→ **DIRECTION**: Exactly as written, please set down all of the entries again, with no pictures.
[begin RECORDS FOR THE EXERCISE]
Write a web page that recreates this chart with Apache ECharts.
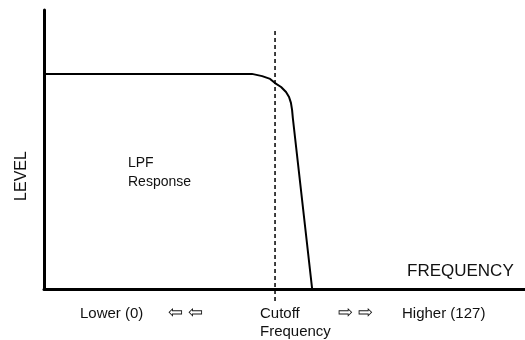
<!DOCTYPE html>
<html>
<head>
<meta charset="utf-8">
<script src="https://cdn.jsdelivr.net/npm/echarts@6/dist/echarts.min.js"></script>
<style>
  html, body { margin: 0; padding: 0; background: #fff; }
  #chart { width: 525px; height: 340px; }
</style>
</head>
<body>
<div id="chart"></div>
<script>
// Low-pass filter response: frequency (0..127) vs. level
const freqRange = [0, 127];
const levelRange = [0, 100];
const cutoff = 61;

// Response curve: flat pass band, rounded knee near the cutoff, steep straight roll-off
const responseFreq  = [0,    54.9, 57.6, 59.7, 61.0, 62.6, 63.9, 64.7, 65.2, 65.5, 65.7, 70.8, 127];
const responseLevel = [77.1, 77.1, 76.3, 75.3, 73.8, 72.4, 70.6, 68.8, 66.7, 64.2, 61.3, 0,    0];

// Cutoff marker extends a bit above and below the plot area
const cutoffLevels = [92.5, -5];

const axisTitles = { x: 'FREQUENCY', y: 'LEVEL' };
const areaLabel = ['LPF', 'Response'];
const bottomLabels = ['Lower (0)', '⇦ ⇦', 'Cutoff', 'Frequency', '⇨ ⇨', 'Higher (127)'];

const font = '"Liberation Sans", Arial, sans-serif';
const chart = echarts.init(document.getElementById('chart'), null, { renderer: 'canvas' });

function txt(text, left, top, size) {
  return {
    type: 'text', left: left, top: top, silent: true,
    style: { text: text, fill: '#111', font: size + 'px ' + font }
  };
}

chart.setOption({
  animation: false,
  grid: { left: 44, right: 0, top: 10, bottom: 51 },
  xAxis: {
    type: 'value', min: freqRange[0], max: freqRange[1],
    axisLine: { show: true, lineStyle: { color: '#000', width: 3 } },
    axisTick: { show: false }, axisLabel: { show: false }, splitLine: { show: false }
  },
  yAxis: {
    type: 'value', min: levelRange[0], max: levelRange[1],
    axisLine: { show: true, lineStyle: { color: '#000', width: 3 } },
    axisTick: { show: false }, axisLabel: { show: false }, splitLine: { show: false }
  },
  series: [
    {
      type: 'line',
      data: responseFreq.map((f, i) => [f, responseLevel[i]]),
      smooth: false,
      symbol: 'none',
      lineStyle: { color: '#000', width: 2, join: 'round' }
    },
    {
      type: 'line',
      data: cutoffLevels.map(l => [cutoff, l]),
      symbol: 'none',
      clip: false,
      lineStyle: { color: '#000', width: 1.5, type: [4, 3] }
    }
  ],
  graphic: [
    {
      type: 'text', x: 22, y: 176, rotation: Math.PI / 2, silent: true,
      style: { text: axisTitles.y, fill: '#111', font: '16px ' + font, align: 'center', verticalAlign: 'middle' }
    },
    txt(areaLabel[0], 128, 156, 14),
    txt(areaLabel[1], 128, 175, 14),
    txt(axisTitles.x, 407, 263, 17),
    txt(bottomLabels[0], 80, 306, 15),
    txt(bottomLabels[1], 168, 304, 18),
    txt(bottomLabels[2], 260, 306, 15),
    txt(bottomLabels[3], 260, 324, 15),
    txt(bottomLabels[4], 338, 304, 18),
    txt(bottomLabels[5], 402, 306, 15)
  ]
});
</script>
</body>
</html>
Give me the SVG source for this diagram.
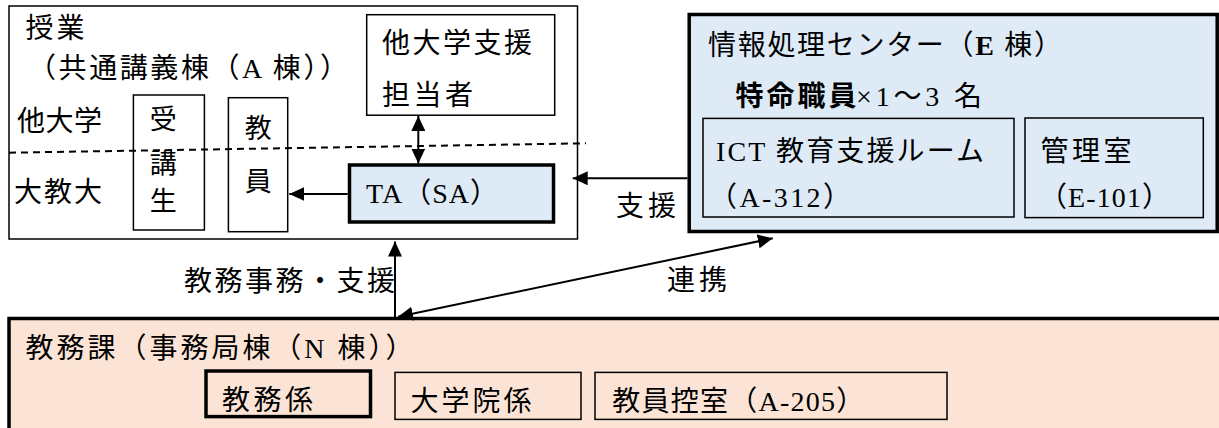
[end RECORDS FOR THE EXERCISE]
→ **FINAL RESULT**:
Write a web page that recreates this chart with Apache ECharts.
<!DOCTYPE html>
<html>
<head>
<meta charset="utf-8">
<script src="https://cdn.jsdelivr.net/npm/echarts@6/dist/echarts.min.js"></script>
<style>
  html, body { margin: 0; padding: 0; background: #fff; }
  #chart { width: 525px; height: 340px; }
</style>
</head>
<body>
<div id="chart"></div>
<script>
// Low-pass filter response: frequency (0..127) vs. level
const freqRange = [0, 127];
const levelRange = [0, 100];
const cutoff = 61;

// Response curve: flat pass band, rounded knee near the cutoff, steep straight roll-off
const responseFreq  = [0,    54.9, 57.6, 59.7, 61.0, 62.6, 63.9, 64.7, 65.2, 65.5, 65.7, 70.8, 127];
const responseLevel = [77.1, 77.1, 76.3, 75.3, 73.8, 72.4, 70.6, 68.8, 66.7, 64.2, 61.3, 0,    0];

// Cutoff marker extends a bit above and below the plot area
const cutoffLevels = [92.5, -5];

const axisTitles = { x: 'FREQUENCY', y: 'LEVEL' };
const areaLabel = ['LPF', 'Response'];
const bottomLabels = ['Lower (0)', '⇦ ⇦', 'Cutoff', 'Frequency', '⇨ ⇨', 'Higher (127)'];

const font = '"Liberation Sans", Arial, sans-serif';
const chart = echarts.init(document.getElementById('chart'), null, { renderer: 'canvas' });

function txt(text, left, top, size) {
  return {
    type: 'text', left: left, top: top, silent: true,
    style: { text: text, fill: '#111', font: size + 'px ' + font }
  };
}

chart.setOption({
  animation: false,
  grid: { left: 44, right: 0, top: 10, bottom: 51 },
  xAxis: {
    type: 'value', min: freqRange[0], max: freqRange[1],
    axisLine: { show: true, lineStyle: { color: '#000', width: 3 } },
    axisTick: { show: false }, axisLabel: { show: false }, splitLine: { show: false }
  },
  yAxis: {
    type: 'value', min: levelRange[0], max: levelRange[1],
    axisLine: { show: true, lineStyle: { color: '#000', width: 3 } },
    axisTick: { show: false }, axisLabel: { show: false }, splitLine: { show: false }
  },
  series: [
    {
      type: 'line',
      data: responseFreq.map((f, i) => [f, responseLevel[i]]),
      smooth: false,
      symbol: 'none',
      lineStyle: { color: '#000', width: 2, join: 'round' }
    },
    {
      type: 'line',
      data: cutoffLevels.map(l => [cutoff, l]),
      symbol: 'none',
      clip: false,
      lineStyle: { color: '#000', width: 1.5, type: [4, 3] }
    }
  ],
  graphic: [
    {
      type: 'text', x: 22, y: 176, rotation: Math.PI / 2, silent: true,
      style: { text: axisTitles.y, fill: '#111', font: '16px ' + font, align: 'center', verticalAlign: 'middle' }
    },
    txt(areaLabel[0], 128, 156, 14),
    txt(areaLabel[1], 128, 175, 14),
    txt(axisTitles.x, 407, 263, 17),
    txt(bottomLabels[0], 80, 306, 15),
    txt(bottomLabels[1], 168, 304, 18),
    txt(bottomLabels[2], 260, 306, 15),
    txt(bottomLabels[3], 260, 324, 15),
    txt(bottomLabels[4], 338, 304, 18),
    txt(bottomLabels[5], 402, 306, 15)
  ]
});
</script>
</body>
</html>
Give me the SVG source for this diagram.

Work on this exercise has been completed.